I am not a fan of the ‘silver bullet’ school of nutrition.
By silver bullet, I mean the belief that some foods that are super foods.
Granted, some plants will kill you. That does not automatically mean that, in an effort to maintain even-handedness in the universe, there are some plants out there that are designed to save you.
But people seem to like wonder foods. Every year we hear about some berry, root or leaf from some exotic location that the native people know about and it keeps them happy, healthy and fucking like a hamsters, until they die of sexually induced exhaustion well into old age.
Oddly, these wonder foods seem to be most often sold by some multi-level marketing crowd.
Always, my first question is always the same: If this product is so good, why aren’t the pharmaceutical firms growing it, refining it, and mass producing it? Quinine was an example of where that did happen.

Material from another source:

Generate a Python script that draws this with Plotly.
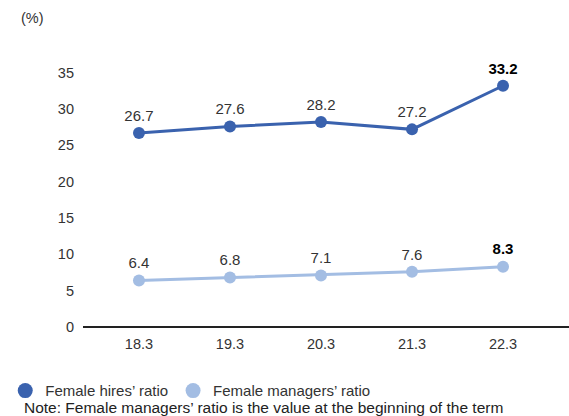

The problem with some of these wonder foods is that they are not supposed to cure a specific (and hence measurable) illness, such as malaria, but are generalists. They will stop cancer, aging, heart disease or some other intangible thing. Yes, death rates are measurable but you must keep an eye on causality. What’s that? The Hellarwi tribe never got heart disease AND the ate the wacko berry every day. Great! Perhaps the fact that they spent the day running around on foot and didn’t have an ounce of fat on them played a part too.
And the small matter of crocodile induced mortality.
Mind you, the crocodiles who eat the Hellarwi live to a ripe old age.
If you drink $40 worth of exotic berry juice a day and never get cancer, how do you prove it was the berry’s doing?
Perhaps you just weren’t going to get cancer anyway.